I’ve always been a bigger fan of the aggressive Brockhampton than the mellow one, so “J’ouvert” was an absolute treat when it dropped. It’s youthful arrogance and angst entirely enveloped into a single song. Almost as if it’s an ideal track thought up by its young fan base, BROCKHAMPTON proves once again that they’re the number one boyband to look out for in the years to come.
9. Vince Staples – “FUN!”
Thank you Kenny Beats for equipping Vince Staples with one of the best beats of the decade. The bouncy production is a quirky update on West Coast hip-hop. Vince’s nihilistic pessimism remains at the forefront of the track, requesting us to dance while he laments about the troubles of his environment. Just like he predicts, we just look on and enjoy the music, barely registering the actual message.
8. Young Fathers – “In My View”
Young Fathers have always worked on a much more cryptic level than any of their contemporaries, choosing to immerse listeners through their sound than the lyrics. “In My View” is akin to that of a gospel track that’s heavily influenced by tribal music, as they both croon and rap over the unforgiving production. Young Fathers make music unlike anything else out there.

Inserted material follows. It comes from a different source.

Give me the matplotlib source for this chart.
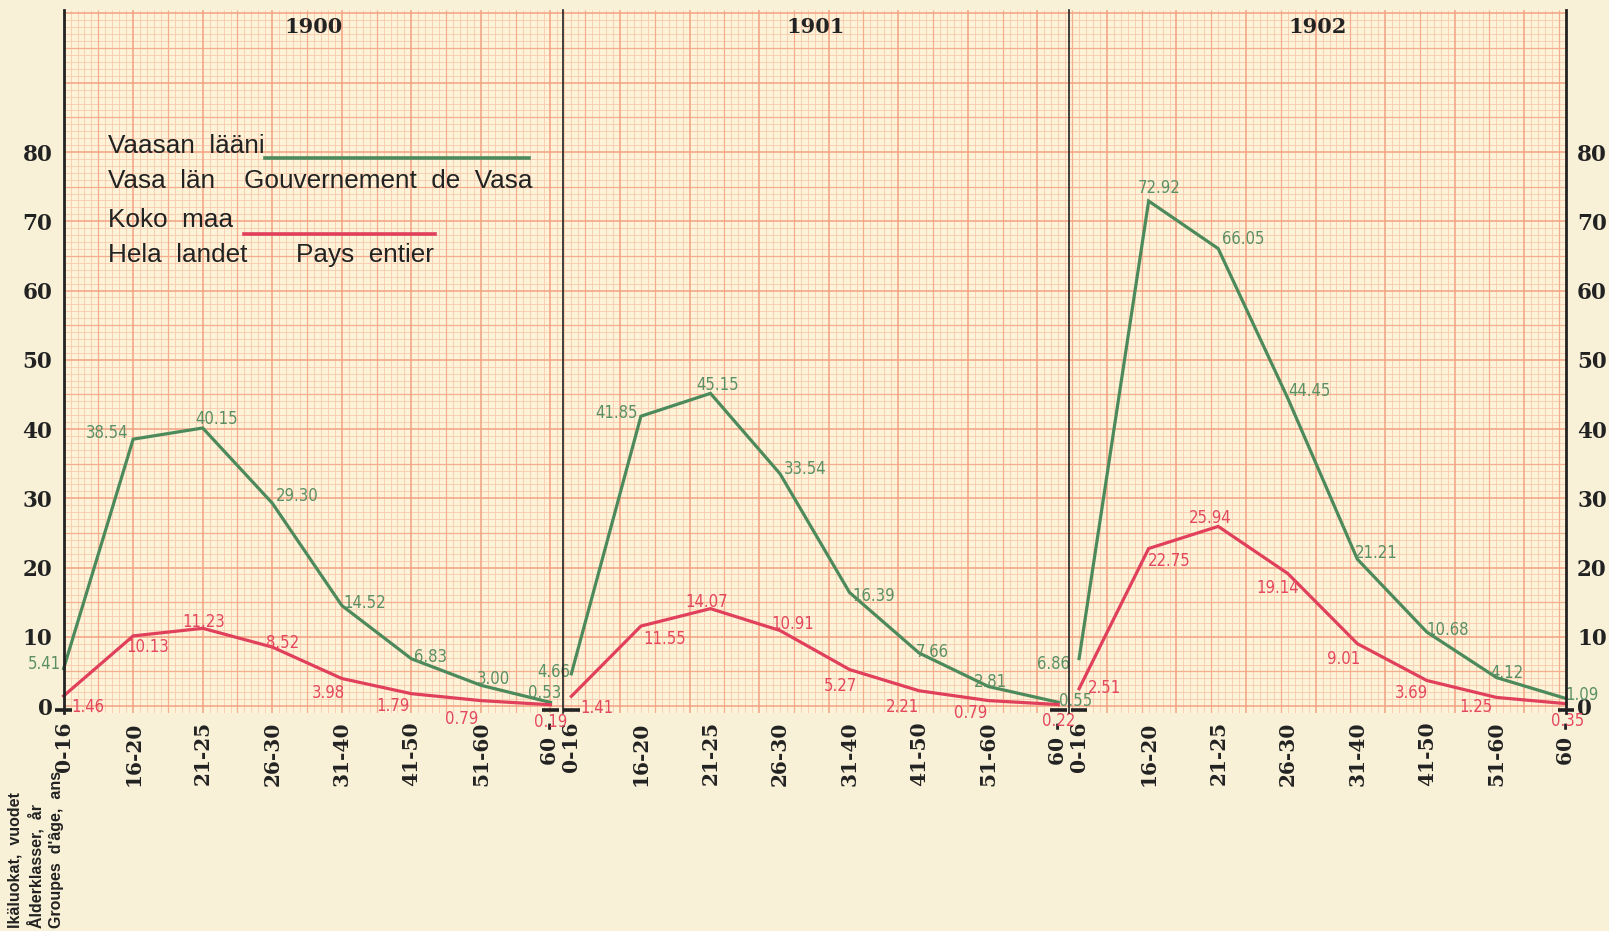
import matplotlib
matplotlib.use("Agg")
import matplotlib.pyplot as plt
from matplotlib.collections import LineCollection
import numpy as np

# ---------------- data ----------------
age_groups = ['0-16', '16-20', '21-25', '26-30', '31-40', '41-50', '51-60', '60 -']
years = ['1900', '1901', '1902']

vaasa_1900 = [5.41, 38.54, 40.15, 29.30, 14.52, 6.83, 3.00, 0.53]
vaasa_1901 = [4.66, 41.85, 45.15, 33.54, 16.39, 7.66, 2.81, 0.55]
vaasa_1902 = [6.86, 72.92, 66.05, 44.45, 21.21, 10.68, 4.12, 1.09]

koko_1900 = [1.46, 10.13, 11.23, 8.52, 3.98, 1.79, 0.79, 0.19]
koko_1901 = [1.41, 11.55, 14.07, 10.91, 5.27, 2.21, 0.79, 0.22]
koko_1902 = [2.51, 22.75, 25.94, 19.14, 9.01, 3.69, 1.25, 0.35]

y_ticks = [0, 10, 20, 30, 40, 50, 60, 70, 80]

# label offsets (pixels) for value annotations
off_green = [
    [(-19, 5), (-26, 6), (14, 9), (25, 7), (23, 3), (19, 2), (13, 6), (-6, 9)],
    [(-18, 2), (-24, 3), (7, 8), (25, 5), (24, -3), (13, 1), (2, 5), (17, 1)],
    [(-26, -5), (10, 13), (25, 10), (22, 7), (19, 6), (21, 2), (10, 5), (16, 4)],
]
off_red = [
    [(24, -11), (15, -11), (1, 6), (10, 4), (-13, -14), (-18, -12), (-19, -18), (0, -17)],
    [(26, -12), (24, -13), (-4, 7), (13, 7), (-9, -16), (-17, -16), (-18, -12), (0, -16)],
    [(25, 1), (21, -12), (-8, 8), (-10, -14), (-14, -15), (-16, -12), (-21, -10), (2, -17)],
]

# ---------------- style ----------------
FIG_BG = '#f8f1d7'
PAPER = '#fdf3d8'
GRID_MINOR = '#f9caae'
GRID_MID = '#f5ad8f'
GRID_MAJOR = '#f3a283'
GREEN = '#4d8a5b'
RED = '#e0405b'
GREEN_TXT = '#5b8f64'
RED_TXT = '#e4485f'
INK = '#222222'

W, H = 1609, 931
fig = plt.figure(figsize=(W / 100, H / 100), dpi=100, facecolor=FIG_BG)
ax = fig.add_axes([63.6 / W, 1 - 713 / H, (1566 - 63.6) / W, (713 - 10.3) / H])
ax.set_facecolor(PAPER)

n = len(age_groups)
panel_gap = 0.3
step = (n - 1) + panel_gap
xmax = (len(years) - 1) * step + (n - 1)
ax.set_xlim(0, xmax)
ax.set_ylim(-1, 100.46)

# graph paper
segs_minor, segs_mid, segs_major = [], [], []
for k in range(0, int(round(xmax * 10)) + 1):
    x = k / 10
    s = [(x, -1), (x, 100.46)]
    if k % 10 == 0:
        segs_major.append(s)
    elif k % 5 == 0:
        segs_mid.append(s)
    else:
        segs_minor.append(s)
for k in range(-1, 101):
    s = [(0, k), (xmax, k)]
    if k % 10 == 0:
        segs_major.append(s)
    elif k % 5 == 0:
        segs_mid.append(s)
    else:
        segs_minor.append(s)
ax.add_collection(LineCollection(segs_minor, colors=GRID_MINOR, linewidths=0.6, zorder=0.5))
ax.add_collection(LineCollection(segs_mid, colors=GRID_MID, linewidths=0.9, zorder=0.6))
ax.add_collection(LineCollection(segs_major, colors=GRID_MAJOR, linewidths=1.1, zorder=0.7))

greens = [vaasa_1900, vaasa_1901, vaasa_1902]
reds = [koko_1900, koko_1901, koko_1902]

label_font = dict(family='DejaVu Sans', fontsize=12, fontstretch='condensed')

# divider positions between panels
dividers = [p * step - 0.12 - 0.03 * (p - 1) for p in range(1, len(years))]
bounds = [0] + dividers + [xmax]

xtick_pos, xtick_lab = [], []
for p, year in enumerate(years):
    xs = [p * step + i for i in range(n)]
    xtick_pos += xs
    xtick_lab += age_groups
    ax.plot(xs, greens[p], color=GREEN, lw=2.3, zorder=3, clip_on=False, solid_joinstyle='miter')
    ax.plot(xs, reds[p], color=RED, lw=2.3, zorder=3, clip_on=False, solid_joinstyle='miter')
    for i in range(n):
        ax.annotate(f'{greens[p][i]:.2f}', (xs[i], greens[p][i]), xytext=off_green[p][i],
                    textcoords='offset pixels', ha='center', va='center', color=GREEN_TXT,
                    annotation_clip=False, zorder=4, **label_font)
        ax.annotate(f'{reds[p][i]:.2f}', (xs[i], reds[p][i]), xytext=off_red[p][i],
                    textcoords='offset pixels', ha='center', va='center', color=RED_TXT,
                    annotation_clip=False, zorder=4, **label_font)
    # panel title
    ax.text((bounds[p] + bounds[p + 1]) / 2, 98.1, year, ha='center', va='center',
            family='DejaVu Serif', fontweight='bold', fontsize=15, color=INK)
    # end markers at the base
    for xe in (xs[0], xs[-1]):
        ax.plot([xe - 0.12, xe + 0.12], [-0.55, -0.55], color=INK, lw=2.6, zorder=5,
                clip_on=False, solid_capstyle='butt')

for xd in dividers:
    ax.plot([xd, xd], [-1, 100.46], color=INK, lw=1.2, zorder=5, clip_on=False)

# axes / ticks
for side in ('top', 'bottom'):
    ax.spines[side].set_visible(False)
for side in ('left', 'right'):
    ax.spines[side].set_color(INK)
    ax.spines[side].set_linewidth(2.0)
    ax.spines[side].set_zorder(6)

ax.set_yticks(y_ticks)
ax.set_yticklabels([str(v) for v in y_ticks], family='DejaVu Serif', fontweight='bold',
                   fontsize=15.5, color=INK)
ax.tick_params(axis='y', length=0, pad=8, labelleft=True, labelright=True)
ax.set_xticks(xtick_pos)
ax.set_xticklabels(xtick_lab, rotation=90, family='DejaVu Serif', fontweight='bold',
                   fontsize=14.5, color=INK)
ax.tick_params(axis='x', length=0, pad=6)


def fx(x):
    return x / W


def fy(y):
    return 1 - y / H


legend_font = dict(family='Liberation Sans', fontsize=18.8, color=INK, va='center', ha='left')
fig.text(fx(107.7), fy(146), 'Vaasan  lääni', **legend_font)
fig.text(fx(107.7), fy(181), 'Vasa  län', **legend_font)
fig.text(fx(244), fy(181), 'Gouvernement  de  Vasa', **legend_font)
fig.text(fx(107.7), fy(220), 'Koko  maa', **legend_font)
fig.text(fx(107.7), fy(255), 'Hela  landet', **legend_font)
fig.text(fx(296.5), fy(255), 'Pays  entier', **legend_font)
fig.add_artist(plt.Line2D([fx(265), fx(529)], [fy(158), fy(158)], color=GREEN, lw=2.6))
fig.add_artist(plt.Line2D([fx(244), fx(435)], [fy(234), fy(234)], color=RED, lw=2.6))

side_font = dict(family='Liberation Sans', fontweight='bold', fontsize=11.5, color=INK,
                 rotation=90, rotation_mode='anchor', ha='left', va='center')
fig.text(fx(15.5), fy(928), 'Ikäluokat,  vuodet', **side_font)
fig.text(fx(36), fy(928), 'Ålderklasser,  år', **side_font)
fig.text(fx(56.5), fy(928), "Groupes  d'âge,  ans", **side_font)

fig.savefig('out.png', dpi=100, facecolor=FIG_BG)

7. Denzel Curry – “CLOUT COBAIN | CLOUT CO13A1N”
On the verge of his mainstream breakthrough, serving up “CLOUT COBAIN” as the lead single off his debut album TA13OO is a delightfully meta one. Directed at the those that base their entire career off ‘clout chasing’, Denzel sends out a warning on the destructive consequences of such a lifestyle. Essentially a cautionary tale for both his peers and himself, this track is a statement that all artists should heed by.
6. Joji – “Slow Dancing in the Dark”
Twenty One Pilots weren’t the ones to rebrand themselves this year. Joji, best known for his lofi hip-hop-tinged R&B, came out of the gate swinging when he proved his detractors wrong by showing that he can actually sing. Curating one of the best heartbreak ballads of the year, “Slow Dancing in the Dark” not only works as Joji’s best song yet, but also a sign of the excellent quality that he’ll be able to produce in subsequent projects.